① 一つの文には二つ以上の長い前置修飾節を書かない

② 修飾節の中に修飾節を書かない

③ 文、または節はなるべく、前とのつながりを浮きだたせる言葉から書く

論文は読者に向けて書くもの 話の筋道から脱線しないように心掛ける

 

6. はっきり言い切る姿勢

6.2 明言を避けたがる心理

他の可能性もあるのにそれを考慮せずに、断定的に述べることに抵抗感

 

6.4 はっきり言い切るための心得 と思われる、と考えられる 

自発または可能の助動詞 自分は・・・と思う ・・・と考えられる

 

7. 事実と意見

7.3 事実の記述 意見の記述

(a)その事実に関して書く必要があるのか吟味する

(b)ぼかした表現に逃げず、明確に記述する

(c)事実を記述する文は名詞と動詞で書き、主観に依存する修飾語を含めない

修飾語の絶対多数は主観によってえらばれ、使われるもの すなわち判断を表すものである。

7.4 事実と意見の書きわけ

(a)事実と意見のどちらを書いているのか、両者を明らかにし区別して書く

(b)事実の記述には意見を混同させない

 

8. わかりやすく簡潔な表現

8.1 文は短く

(a)書きたいことを一つ一つ短い文にまとめる

(b)それらを論理的につないでいく

(c)その分の中の主語を意識して書く

 

8.2 格の正しい文を

格の正しい文とは、ことばどうしの関係がきちんと保たれている文

ことばのつながり方がねじれていたりしない文のこと

 

8.3 まぎれのない文

修飾語を置く位置を修飾すべき語に密接させる

 

8.4 簡潔

必要ぎりぎりの要素を何々と洗い出し、それだけを切り詰めた表現で書く 8.5 読みやすさへの配慮

 

8.5.2 漢語・漢字について

・・・することが不可欠である 当初の予測 ・・・が可能である

・・・する必要がある  はじめの予測 ・・・ができる のほうがよい

 

8.5.3 受け身の文

受け身の文は少ない方がいい。主体が<私>で書くことを推奨する。

 

8.5. 並記の方法

長い文はいくつかの短文に分割する番号(a),(b)のように

 

8.6 文章の中の区切り記号

ピリオド(.)→句点(。)

コンマ(,)→読点(、) 

セミコロン(;)→コンマよりも強く区切るときに用いる 方程式を書いた後で、式のなかの記号を説明するときなどに便利。

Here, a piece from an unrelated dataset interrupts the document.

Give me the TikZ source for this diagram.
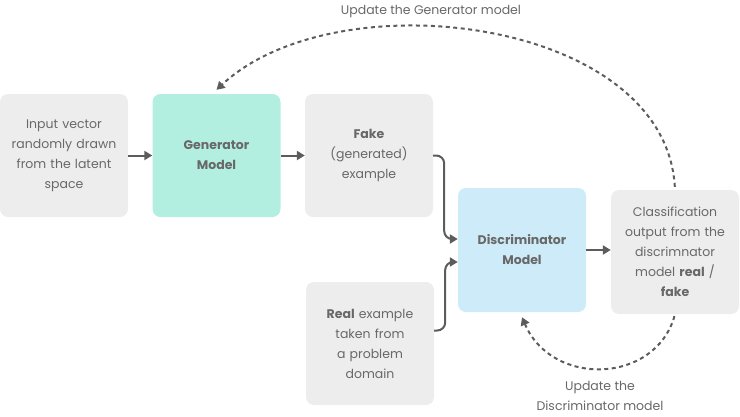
\documentclass[tikz,border=0pt]{standalone}
\usepackage{fontspec}
\setmainfont{Poppins}
\usetikzlibrary{arrows.meta,positioning}
\definecolor{boxgray}{RGB}{237,237,237}
\definecolor{genmint}{RGB}{179,239,224}
\definecolor{discblue}{RGB}{205,235,248}
\definecolor{txtgray}{RGB}{104,104,104}
\definecolor{arrgray}{RGB}{92,92,92}

\begin{document}
\begin{tikzpicture}[x=1pt,y=-1pt,font=\fontsize{12.5}{20}\selectfont,
    block/.style={rounded corners=8pt,minimum width=128pt,minimum height=123pt,
      text width=124pt,align=center,text=txtgray,inner sep=0pt},
    flow/.style={draw=arrgray,line width=2pt,-{Triangle[length=8pt,width=9pt]}},
    update/.style={flow,dash pattern=on 4pt off 3.5pt}]
  \useasboundingbox (0,0) rectangle (740,416);
  % Boxes
  \node[block,fill=boxgray] (input) at (64,155.5) {Input vector\\randomly drawn\\from the latent\\space};
  \node[block,fill=genmint] (gen) at (216.5,155.5) {\textbf{Generator}\\\textbf{Model}};
  \node[block,fill=boxgray] (fake) at (369,155.5) {\textbf{Fake}\\(generated)\\example};
  \node[block,fill=boxgray] (real) at (370,343.5) {\textbf{Real} example\\taken from\\a problem\\domain};
  \node[block,fill=discblue,minimum height=124pt] (disc) at (522,250) {\textbf{Discriminator}\\\textbf{Model}};
  \node[block,fill=boxgray,minimum height=124pt] (cls) at (675,252) {Classification\\output from the\\discrimnator\\model \textbf{real} /\\\textbf{fake}};
  % Labels of the update loops
  \node[text=txtgray] (genlbl) at (431,11) {Update the Generator model};
  \node[text=txtgray,align=center] (disclbl) at (600,396) {Update the\\Discriminator model};
  % Forward pass
  \draw[flow] (input) -- (gen);
  \draw[flow] (gen) -- (fake);
  \draw[flow,rounded corners=8pt] (fake.east) -- ++(11,0) |- ([yshift=11pt]disc.west);
  \draw[flow,rounded corners=8pt] ([yshift=13pt]real.east) -- ++(11,0) |- ([yshift=-12pt]disc.west);
  \draw[flow] (disc) -- (cls.west |- disc.east);
  % Feedback
  \draw[update,shorten <=3pt] (cls.north) .. controls +(-10,-172) and +(120,-112) .. ([yshift=4pt]gen.north);
  \draw[update,shorten <=2pt] (cls.south) .. controls +(-20,70) and +(30,70) .. ([yshift=-5pt]disc.south);
\end{tikzpicture}
\end{document}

コロン(:)→文中の強い区切りとして、続いて書くことがそれまでに書くことの   詳細、要約、説明であることを示す。

なかてん(・)→並列、並列連結を表す。

ダッシ(-)→形式ばる必要がないときに、コロンやかっこの代わりに使われる

カッコ→{[( )]}の順

 

8.7 私流儀の書き方
8.7.1 漢字の使い方

字面の白さに気をつける。ふたたび→再び、覚える→おぼえる 

など ときと場合によって使い分ける。

 

8.7.2 文末の述語

文末の述語はいつも同じにしない。

 

9. 執筆

9.1 日付

人の目に触れぬメモやノートの類でも、最初に年月日を書いた方がいい。

1981-09-25など、年を入れることが大切

 

9.2 辞書

少しでも疑問に思った単語は辞書で調べる

 

9.3.2 量記号

数及び量を表す文字記号には斜体を用いる

 

9.4 文献引用

他人の報告、データなどを引用するときに出所をしめす。

(1) 番号方式:田中3)によれば、田中〔3〕によれば 同じ文献を何回も引用する場合は同じ番号をつける。

(2) ハーヴァード方式:田中(1980)によれば 著者名と発表年をしるし文章の最後に各文献の書誌要素をならべる。